I would not be surprised if someone tried to place a ban on tegus but tegus do not have the same PR problem as berms do. It was a sad day when an owners pet killed their child and that was more fuel to the fire for the ban on the berms. I don't see a tegu or large lizard ban really taking up too much steam unless a tragedy like that happen. 

Yes there are tegus lose and most likely breeding in Florida, but after talking to people when I was down there 6 years ago almost every herping trip ends with at lest three invasive species being found, not all reptile. They have a big problem down there and now they are make it a nation wide problem. Just a short list you have: green iggies, spiny iggues, nile monitors, reports of water monitors, camains, a few types of non native parrots, some primates, and a whole list of fish species. So to target one animal is kind of ridiculous. A stricter regulation on imports would be more efficant than an outright ban. It would cause more captive breeding, which would drive the cost up, which would also cause more people to think twice about them as pets. But I am just your average citizen so what do I know.


----------



## dragonmetalhead (Jan 19, 2012)

Dana C said:


> roastedspleen said:
> 
> 
> > i heard about the burm law but is this extending to all the states? if it does i don't want to live here anymore.... already thinking of censoring my internet...
> ...





Everyone is entitled to their opinion, don't be ashamed for taking a stance. Parts of the python ban I support, and some I disagree with. The market should focus more on captive bred animals rather than wild-caught, and perhaps people should have to apply for a license before purchasing a big constrictor.


----------



## monstruo-the-tegu (Jan 19, 2012)

Everyone is entitled to their opinion, don't be ashamed for taking a stance. Parts of the python ban I support, and some I disagree with. The market should focus more on captive bred animals rather than wild-caught, and perhaps people should have to apply for a license before purchasing a big constrictor. 
_______________________________________________________________________________________________________________
yes but if the pythons do get banned that makes the government be able to ban any reptile they want so a tegu or any reptile could be on that list


----------



## james.w (Jan 19, 2012)

I would bet money if this law does not get overturned all large lizards, boas and pythons will be added to the list. I wouldn't be surprised if all reptiles end up on the list. 

Write letters, send emails and make phone calls to the DOI, and your state senators. 

All of my breeding plans have been put on hold because what will I do with 50+ hatchlings if I can't ship them out of Nevada?


----------



## Dana C (Jan 19, 2012)

I would hope that at the very least, we can collectively breath a little sanity into both this and future restrictions. I don't think that the import of more Rock and Burmese pythons serves any purpose other than to aggravate the situation. There are plenty of CB's available, albeit at higher prices than for the imports, for those aficionados that want to keep them. The higher prices will keep those who are not serious about what they are getting into out of the ownership cycle....hopefully. The same thing goes with all the huge pythons and Anacondas. 
The danger is however in the DOI's thinking is demonstrated by their not banning Green Anacondas along with the Yellows and Retics. If this is a demonstration of their ignorance and lack of really knowledgeable input, Boa, Monitor, and Tegu ownership could be in question.
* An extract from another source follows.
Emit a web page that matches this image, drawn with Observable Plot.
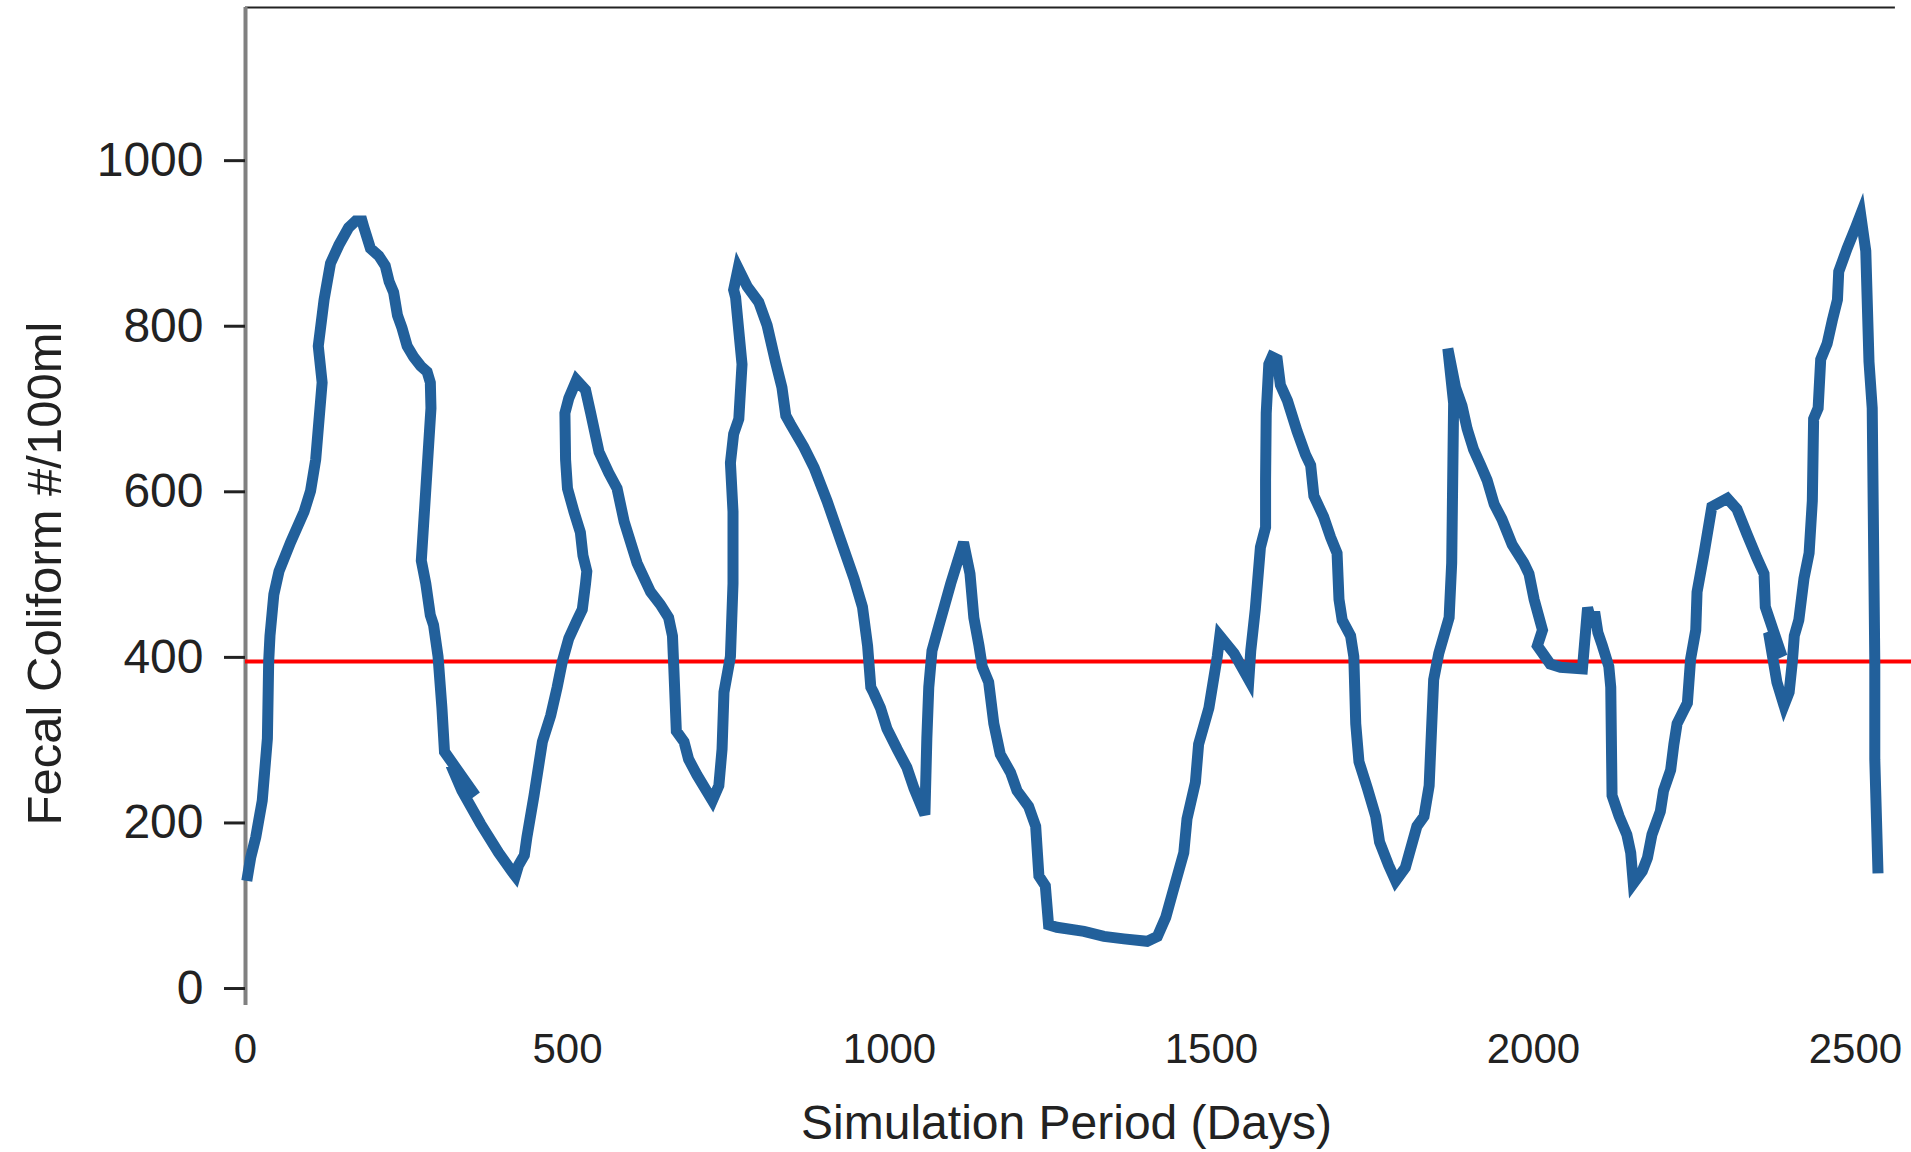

James in Vegas is correct. Thoughtful, intelligently written letters need to be written. People in the scientific community also need to be recruited to speak for all of us. The DOI and your congressmen / women need to actually see well kept Tegus, Monitors, Constrictors in private collections. They also need to become aware of the contribution of non-degree'd collectors and owners to the body of knowledge about our wonderful lizards.
To that end, I have begun filling out my volunteer application forms to work at the Herrett Center at the College of Southern Idaho. There, I hope to recruit help from those who have professional standing by demonstrating that I am knowledgeable, articulate and very much connected to reptile husbandry with some species. Moreover, private ownership of Tegus and other lizards can contribute a vast amount to the body of knowledge which is lacking, about these wonderful lizards.

The last thing we need is a bunch of shrill letters about our "rights" and threats to breed and sell species outside the law as at least one has suggested. That surely will be the nail in the proverbial coffin.


----------



## james.w (Jan 19, 2012)

I don't remember all the technical mumbo jumbo, but the reason all 9 were not banned at this time is it would have put the dollar amount of economic damage over the threshold of having to have a hearing so to speak. With only banning the 4 it kept the amount low enough, but keeps the door open to easily add additional species at a later date. I guarantee within 6 months retics and green anaconda will be added to the list. The importation is the least of anyone worries, it is not being able to transport/ship across state lines that cause the biggest blow to the herp industry.

Let me try to find where I read the info about why all 9 weren't banned.

Here is where I got the info from.
http://www.youtube.com/watch?v=9CKXA3N5GAQ&sns=fb


----------



## Dana C (Jan 20, 2012)

Everyone watching this forum should go the post orginally by James. W entitled "Good Read", follow the link and you will find some very enlightening information.


----------